Don't tell me you buy into the dogmas that your leaders are telling you, when you know your inner
voice is telling you something else; explore that part of yourself.
Don't tell me you hate getting up in the morning; find something you love to do and do it, instead of
trying to keep up with the life you hate.
Don't tell me your excuses when you know it's what I want to hear; tell me your fears and your worries
and lets build trust between us, so we can find a better way.
Don't tell me your marriage is falling apart; accept it never existed because one of you was never there.
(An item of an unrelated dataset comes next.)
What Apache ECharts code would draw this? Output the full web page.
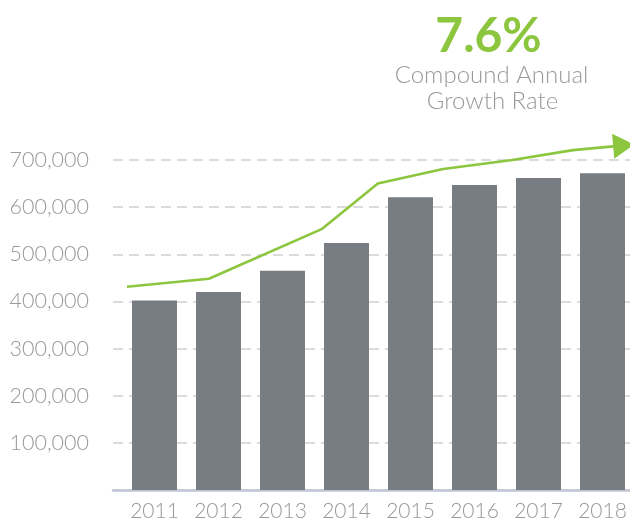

Don't tell me about all the problems of the world when I already know them; tell me what you are going
to do to fix them.
Don't tell me you don't know what you could do, when you know you have an idea or a vision.
Don't stand there in self pity, when you know you're the one responsible for the choices you made.
Don't tell me you can't face life anymore because you're so sad; I'll show you people who have a
damned good reason to be sad, and yet, they somehow embrace life and the love of living.
Tell me how you wake-up in the middle of the night full of fear and doubt and I'll be there to comfort
you.
Tell me you're afraid and I'll help you find the courage to deal with it, if you are not up to it.
Tell me what your needs and desires are, and I'll tell you you'll feel better if you know that everyone
and everything will find you eventually.
Tell me your angry and I'll show you how to harness the energy of anger to make your dreams come
true.
Tell me you are a warrior and I'll believe you; even if you don't.
Tell me you're a bad parent and I'll show you how much your children love you and need you anyway.
Tell me you need to feel loved and I'll show you that you are already are.
Tell me that one person can make a difference and I'll tell the world your message.
Will you wake up to the knowledge that we, as a collective intelligent people, working together in trust
and harmony, can make our world a better place to live?
Will you recognize your individuality and never back down from this belief in yourself no matter what?
If you can do any one of these things, then I'll tell you we can change, because change is about choices.